* **INFORMATION SUPPLIED**
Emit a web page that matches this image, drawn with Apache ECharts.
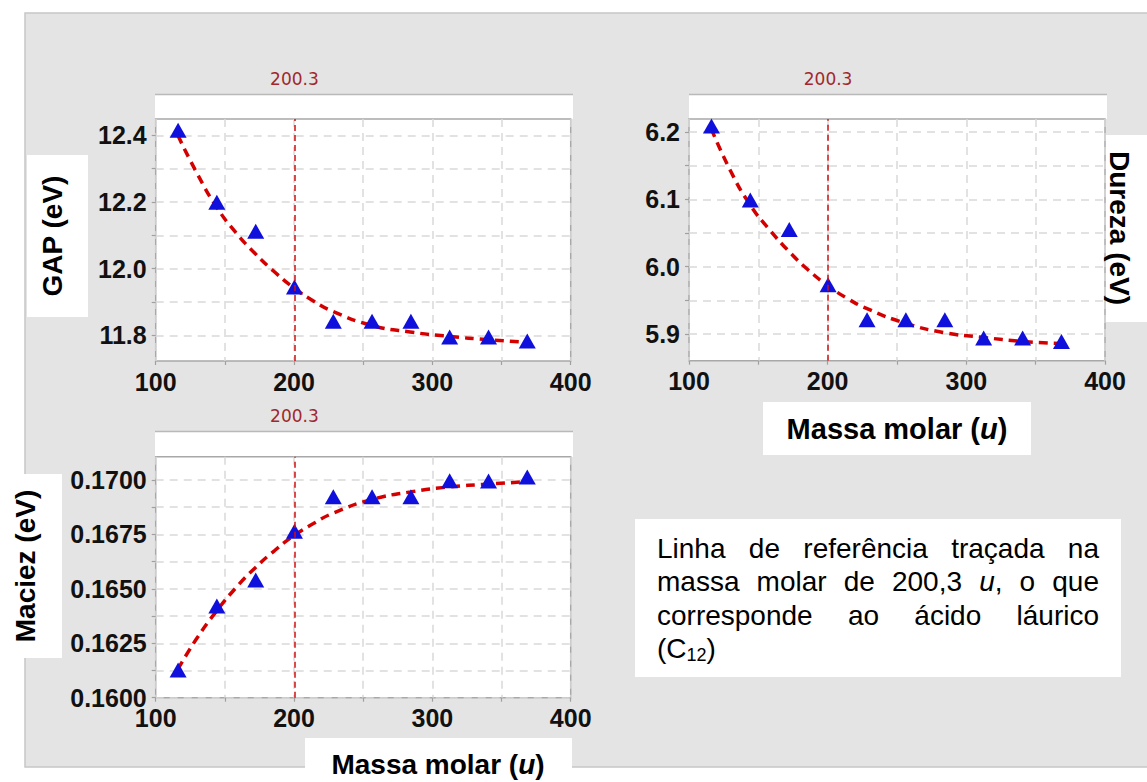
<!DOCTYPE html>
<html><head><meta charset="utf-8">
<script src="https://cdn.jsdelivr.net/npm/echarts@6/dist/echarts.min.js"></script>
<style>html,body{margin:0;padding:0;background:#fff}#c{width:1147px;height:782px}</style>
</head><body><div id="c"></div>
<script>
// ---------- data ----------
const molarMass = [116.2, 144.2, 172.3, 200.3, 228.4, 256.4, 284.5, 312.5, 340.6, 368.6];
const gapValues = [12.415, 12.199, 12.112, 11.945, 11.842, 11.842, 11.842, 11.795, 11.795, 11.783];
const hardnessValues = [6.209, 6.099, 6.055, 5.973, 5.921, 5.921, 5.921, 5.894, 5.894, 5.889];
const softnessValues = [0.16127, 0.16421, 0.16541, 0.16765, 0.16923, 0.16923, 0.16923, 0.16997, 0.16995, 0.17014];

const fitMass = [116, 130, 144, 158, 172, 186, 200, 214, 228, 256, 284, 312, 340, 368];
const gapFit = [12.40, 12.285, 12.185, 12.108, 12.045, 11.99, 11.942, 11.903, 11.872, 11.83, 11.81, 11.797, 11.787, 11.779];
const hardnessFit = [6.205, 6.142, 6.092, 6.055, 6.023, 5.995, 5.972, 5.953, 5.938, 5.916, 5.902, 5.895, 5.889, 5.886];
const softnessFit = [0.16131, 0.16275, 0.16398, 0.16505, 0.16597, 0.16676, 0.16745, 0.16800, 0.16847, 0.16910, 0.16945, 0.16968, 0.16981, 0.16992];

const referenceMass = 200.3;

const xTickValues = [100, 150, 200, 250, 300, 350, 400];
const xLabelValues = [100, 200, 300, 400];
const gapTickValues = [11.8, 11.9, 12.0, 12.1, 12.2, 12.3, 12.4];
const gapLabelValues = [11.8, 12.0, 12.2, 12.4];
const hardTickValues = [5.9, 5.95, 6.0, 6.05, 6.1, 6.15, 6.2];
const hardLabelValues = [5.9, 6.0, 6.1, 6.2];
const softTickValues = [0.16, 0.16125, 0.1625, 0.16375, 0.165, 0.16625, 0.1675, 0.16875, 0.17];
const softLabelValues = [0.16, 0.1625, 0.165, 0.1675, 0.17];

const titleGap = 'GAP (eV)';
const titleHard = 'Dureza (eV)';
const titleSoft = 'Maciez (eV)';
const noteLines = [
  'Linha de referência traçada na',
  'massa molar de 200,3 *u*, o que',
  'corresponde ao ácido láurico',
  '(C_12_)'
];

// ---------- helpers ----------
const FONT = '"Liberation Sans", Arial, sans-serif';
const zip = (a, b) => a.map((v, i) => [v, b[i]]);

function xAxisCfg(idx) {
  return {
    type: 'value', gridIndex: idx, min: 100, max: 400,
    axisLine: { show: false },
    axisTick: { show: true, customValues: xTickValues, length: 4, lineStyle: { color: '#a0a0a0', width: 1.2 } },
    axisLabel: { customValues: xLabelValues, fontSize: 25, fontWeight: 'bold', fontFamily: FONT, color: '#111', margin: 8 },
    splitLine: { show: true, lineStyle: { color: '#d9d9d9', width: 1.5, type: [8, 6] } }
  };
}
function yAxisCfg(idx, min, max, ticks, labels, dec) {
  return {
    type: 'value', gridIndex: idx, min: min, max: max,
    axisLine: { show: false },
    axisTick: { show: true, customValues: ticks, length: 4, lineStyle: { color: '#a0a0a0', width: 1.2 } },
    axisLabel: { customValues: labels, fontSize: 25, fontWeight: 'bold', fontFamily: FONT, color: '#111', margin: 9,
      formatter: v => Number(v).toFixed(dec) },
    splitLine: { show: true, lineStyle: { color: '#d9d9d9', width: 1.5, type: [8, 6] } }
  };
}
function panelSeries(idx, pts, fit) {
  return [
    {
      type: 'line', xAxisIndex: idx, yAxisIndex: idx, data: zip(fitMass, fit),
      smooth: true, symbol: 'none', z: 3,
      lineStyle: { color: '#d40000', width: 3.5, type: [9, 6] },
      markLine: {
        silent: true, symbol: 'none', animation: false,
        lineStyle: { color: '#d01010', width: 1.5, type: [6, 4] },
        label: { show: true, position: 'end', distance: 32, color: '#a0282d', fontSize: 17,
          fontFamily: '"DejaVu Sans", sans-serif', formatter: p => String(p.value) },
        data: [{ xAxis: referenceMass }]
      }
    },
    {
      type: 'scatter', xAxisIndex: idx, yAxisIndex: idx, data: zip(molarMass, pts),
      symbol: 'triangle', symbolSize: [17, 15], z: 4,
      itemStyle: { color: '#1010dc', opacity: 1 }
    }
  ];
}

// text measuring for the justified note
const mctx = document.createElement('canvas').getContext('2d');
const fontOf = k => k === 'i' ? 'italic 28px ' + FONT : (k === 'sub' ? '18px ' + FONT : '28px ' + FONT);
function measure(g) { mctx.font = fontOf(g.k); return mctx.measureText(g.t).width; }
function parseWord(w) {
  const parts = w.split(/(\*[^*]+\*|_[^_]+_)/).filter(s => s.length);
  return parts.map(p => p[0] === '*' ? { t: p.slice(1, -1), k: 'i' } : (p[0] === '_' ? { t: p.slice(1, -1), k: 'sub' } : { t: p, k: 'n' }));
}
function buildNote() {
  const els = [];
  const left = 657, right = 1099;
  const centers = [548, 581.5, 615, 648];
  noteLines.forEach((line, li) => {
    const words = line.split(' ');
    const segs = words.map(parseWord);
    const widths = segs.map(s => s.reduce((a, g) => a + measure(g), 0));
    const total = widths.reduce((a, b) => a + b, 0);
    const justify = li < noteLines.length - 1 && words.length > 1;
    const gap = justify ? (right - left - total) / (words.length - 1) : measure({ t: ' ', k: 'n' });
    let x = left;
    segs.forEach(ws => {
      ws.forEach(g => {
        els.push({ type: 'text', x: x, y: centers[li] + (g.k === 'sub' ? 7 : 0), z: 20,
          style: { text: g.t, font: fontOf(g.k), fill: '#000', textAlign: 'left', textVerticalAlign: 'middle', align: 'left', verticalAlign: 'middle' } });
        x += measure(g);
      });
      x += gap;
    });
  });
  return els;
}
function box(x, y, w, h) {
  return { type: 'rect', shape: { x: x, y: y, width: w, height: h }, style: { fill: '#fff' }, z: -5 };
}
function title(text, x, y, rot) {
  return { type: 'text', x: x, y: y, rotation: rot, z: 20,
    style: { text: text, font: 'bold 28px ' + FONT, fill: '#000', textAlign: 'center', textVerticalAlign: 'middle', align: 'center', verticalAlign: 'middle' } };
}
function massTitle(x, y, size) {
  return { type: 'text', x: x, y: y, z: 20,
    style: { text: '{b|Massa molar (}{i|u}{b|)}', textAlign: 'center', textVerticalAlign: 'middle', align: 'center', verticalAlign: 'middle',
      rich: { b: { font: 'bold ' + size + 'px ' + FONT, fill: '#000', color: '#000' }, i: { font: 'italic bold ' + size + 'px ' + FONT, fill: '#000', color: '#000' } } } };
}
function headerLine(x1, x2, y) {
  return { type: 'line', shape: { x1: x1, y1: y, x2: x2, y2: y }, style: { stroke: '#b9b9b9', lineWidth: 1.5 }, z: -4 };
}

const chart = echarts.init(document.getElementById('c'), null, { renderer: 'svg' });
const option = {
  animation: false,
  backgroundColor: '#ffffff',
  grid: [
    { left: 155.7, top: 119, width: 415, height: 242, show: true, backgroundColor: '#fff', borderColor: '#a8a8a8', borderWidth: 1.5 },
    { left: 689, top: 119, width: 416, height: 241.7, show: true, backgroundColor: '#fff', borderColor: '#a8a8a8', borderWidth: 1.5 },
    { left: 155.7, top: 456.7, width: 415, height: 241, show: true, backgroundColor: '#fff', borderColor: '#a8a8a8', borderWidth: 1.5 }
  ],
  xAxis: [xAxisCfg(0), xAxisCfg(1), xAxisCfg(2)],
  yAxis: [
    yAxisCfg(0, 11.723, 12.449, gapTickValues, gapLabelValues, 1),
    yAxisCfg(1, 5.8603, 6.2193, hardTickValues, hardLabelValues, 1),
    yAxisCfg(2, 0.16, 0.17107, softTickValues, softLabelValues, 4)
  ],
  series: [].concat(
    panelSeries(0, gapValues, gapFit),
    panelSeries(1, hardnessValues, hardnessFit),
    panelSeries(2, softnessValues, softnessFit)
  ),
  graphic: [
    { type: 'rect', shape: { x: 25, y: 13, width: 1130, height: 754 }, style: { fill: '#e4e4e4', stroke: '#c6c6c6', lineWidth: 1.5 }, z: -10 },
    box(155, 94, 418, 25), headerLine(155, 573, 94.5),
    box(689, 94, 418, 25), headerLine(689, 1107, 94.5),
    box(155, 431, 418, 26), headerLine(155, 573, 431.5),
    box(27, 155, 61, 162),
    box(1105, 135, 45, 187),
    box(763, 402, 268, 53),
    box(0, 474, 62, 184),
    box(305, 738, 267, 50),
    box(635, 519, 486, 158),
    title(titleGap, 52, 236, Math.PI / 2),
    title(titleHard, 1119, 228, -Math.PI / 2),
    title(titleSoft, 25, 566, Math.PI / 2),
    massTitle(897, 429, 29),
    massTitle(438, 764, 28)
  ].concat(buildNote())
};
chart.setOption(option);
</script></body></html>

* * *

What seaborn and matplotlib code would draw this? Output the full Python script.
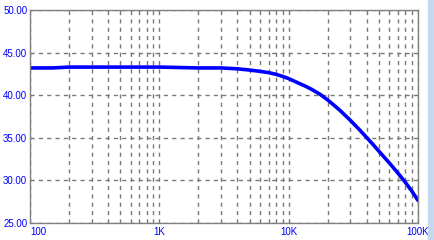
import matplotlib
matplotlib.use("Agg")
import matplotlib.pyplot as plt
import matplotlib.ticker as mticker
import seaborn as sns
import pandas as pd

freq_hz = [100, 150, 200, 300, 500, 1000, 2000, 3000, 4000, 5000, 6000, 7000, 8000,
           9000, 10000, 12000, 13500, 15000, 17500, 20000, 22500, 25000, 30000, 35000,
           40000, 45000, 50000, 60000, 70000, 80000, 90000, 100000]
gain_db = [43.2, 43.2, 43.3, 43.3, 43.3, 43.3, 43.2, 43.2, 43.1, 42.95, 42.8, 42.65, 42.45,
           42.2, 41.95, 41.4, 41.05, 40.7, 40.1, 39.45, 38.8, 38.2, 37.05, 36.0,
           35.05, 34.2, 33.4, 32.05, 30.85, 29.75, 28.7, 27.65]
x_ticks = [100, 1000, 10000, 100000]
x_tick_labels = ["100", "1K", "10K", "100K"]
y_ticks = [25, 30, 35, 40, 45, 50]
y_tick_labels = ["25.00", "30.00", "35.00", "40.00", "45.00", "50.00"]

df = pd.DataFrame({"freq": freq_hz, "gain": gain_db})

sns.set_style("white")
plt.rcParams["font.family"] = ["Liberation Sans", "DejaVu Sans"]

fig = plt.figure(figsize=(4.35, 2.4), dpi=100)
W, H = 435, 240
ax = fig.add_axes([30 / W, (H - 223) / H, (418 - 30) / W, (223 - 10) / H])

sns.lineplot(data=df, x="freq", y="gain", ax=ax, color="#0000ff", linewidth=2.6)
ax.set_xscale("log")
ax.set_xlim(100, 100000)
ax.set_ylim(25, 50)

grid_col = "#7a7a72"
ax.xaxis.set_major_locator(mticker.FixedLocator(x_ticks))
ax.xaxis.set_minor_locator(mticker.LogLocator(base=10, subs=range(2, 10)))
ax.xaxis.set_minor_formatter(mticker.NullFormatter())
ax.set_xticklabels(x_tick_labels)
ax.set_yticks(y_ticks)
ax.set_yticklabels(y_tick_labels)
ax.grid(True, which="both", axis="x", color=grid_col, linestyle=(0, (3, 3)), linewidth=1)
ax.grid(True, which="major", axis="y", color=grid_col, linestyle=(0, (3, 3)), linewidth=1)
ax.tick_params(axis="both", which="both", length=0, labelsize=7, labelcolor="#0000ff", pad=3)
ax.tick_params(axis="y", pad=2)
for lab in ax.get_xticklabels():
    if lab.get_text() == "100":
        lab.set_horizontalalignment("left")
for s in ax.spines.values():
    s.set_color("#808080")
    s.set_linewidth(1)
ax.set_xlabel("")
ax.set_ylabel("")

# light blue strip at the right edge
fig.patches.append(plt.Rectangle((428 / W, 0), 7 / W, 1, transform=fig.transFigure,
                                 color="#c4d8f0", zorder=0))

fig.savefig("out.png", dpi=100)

* **TASK OBJECTIVE**
Report the number of lines in the entries above that include the string "seaborn". Give nothing but the number.

* **ANSWER TO THE EXERCISE**
2